What really made me start the block club was that I experienced an internal shift, or transformation, during a trip to the northeast of Brazil with members of Grassroots International. We had the opportunity to live with Indigenous communities, including the Afro-Indigenous Quilombo in the Amazon, who are fighting for their dignity and their way of life and their territories. I learned their very unique way of organizing through a framework and a process that we call a “united front”, where they were doing consistent political education in communities and villages. The folks from the communities lead the political education which includes an opening ritual honoring their ancestors they call a “mystica”, stories about their land and how they got there, their struggle for liberation, some aspect of political ideological theory broken down as a lesson, then a presentation of a current issue that needs to be addressed, and then organizing a plan and a team to address it. The hosting community usually gives a lesson on understanding their culture. And all of these gatherings are always followed by an incredible meal prepared by the hosting organization and usually some music or dancing
The focus of the organizing should be to understand the position of the state and that they are not one another’s enemies and that the violence that is being done to them is through the system of capitalism. They make sure folks are clear about the systems of patriarchy, racism, white supremacy, and anti-Blackness. I learned more about understanding the system of racialized capitalism and hetero-patriarchy through the many daily lessons I received being in these gatherings. I experienced them being under constant attack by the state, and when I shared my stories of how emergency management destroyed many people in Detroit, it resonated with many people because it mirrored circumstances in their struggle.
I witnessed the power of consistently opening with a spiritual grounding at the beginning of every single gathering, honoring ancestors, pouring libations, giving fruits and herbs and other gifts telling stories of the history of their people, the migration of their people, and how they got to the point where they are now. They always have a meal where everyone is bringing something to the table to share with folks, listening to other folks’ stories of their struggles, and what’s happening in their communities. This helps to build a lot of trust and camaraderie among people.
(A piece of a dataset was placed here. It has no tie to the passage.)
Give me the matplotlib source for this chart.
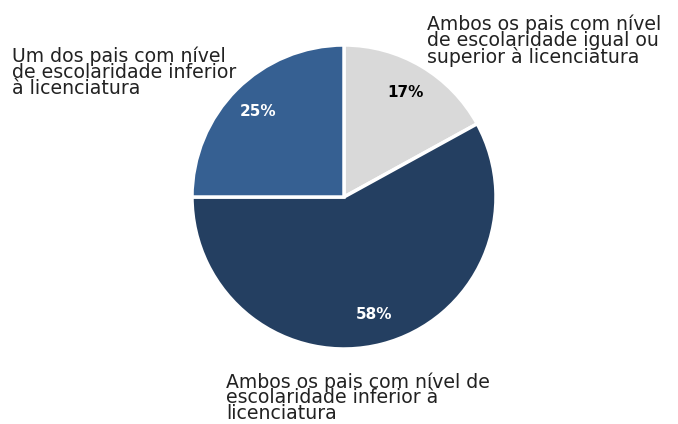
import matplotlib
matplotlib.use("Agg")
import matplotlib.pyplot as plt

categories = [
    "Ambos os pais com nível\nde escolaridade igual ou\nsuperior à licenciatura",
    "Ambos os pais com nível de\nescolaridade inferior à\nlicenciatura",
    "Um dos pais com nível\nde escolaridade inferior\nà licenciatura",
]
values = [17, 58, 25]
colors = ["#d9d9d9", "#243f61", "#366092"]
pct_colors = ["black", "white", "white"]

W, H = 678, 424
fig = plt.figure(figsize=(W / 100, H / 100), dpi=100)
cx, cy, r = 344, 197, 152
ax = fig.add_axes([(cx - r) / W, (H - cy - r) / H, 2 * r / W, 2 * r / H])
wedges, texts, autotexts = ax.pie(
    values, colors=colors, startangle=90, counterclock=False,
    autopct="%d%%", pctdistance=0.8,
    wedgeprops=dict(edgecolor="white", linewidth=2.5),
    textprops=dict(fontsize=11, fontweight="semibold", family="DejaVu Sans"),
)
for t, c in zip(autotexts, pct_colors):
    t.set_color(c)
ax.set_aspect("equal")
ax.set_xlim(-1, 1)
ax.set_ylim(-1, 1)

label_pos = [(427, 14), (226, 372), (12, 46)]
spacings = [0.82, 0.78, 0.82]
for lab, (x, y), ls in zip(categories, label_pos, spacings):
    fig.text(x / W, 1 - y / H, lab, ha="left", va="top", fontsize=13.6,
             family="DejaVu Sans", color="#222222", linespacing=ls)

fig.savefig("out.png", dpi=100)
That’s something that I really want to see in my community.
What I witnessed was people who live in close proximity to one another, who have positive relationships with one another, where folks are helping one another.
I decided when I got back that I wanted to mirror their organizing tactics and strategies because I saw with my own eyes the power that they were able to wield as a collective. They’re able to utilize this power doing consistent political education through frequent gatherings, learning about one another’s identities and cultures, and practices.
Piper Carter lives inside Detroit city. She is an Arts and Culture Organizer and Hip Hop activist with focus on Entertainment Justice, Environmental and Climate Justice, Education Justice, the Maker Space movement, and Food Justice communities. She is host of the Piper Carter Podcast on Detroit is Different where she discusses Social Justice and Hip Hop to a world wide audience.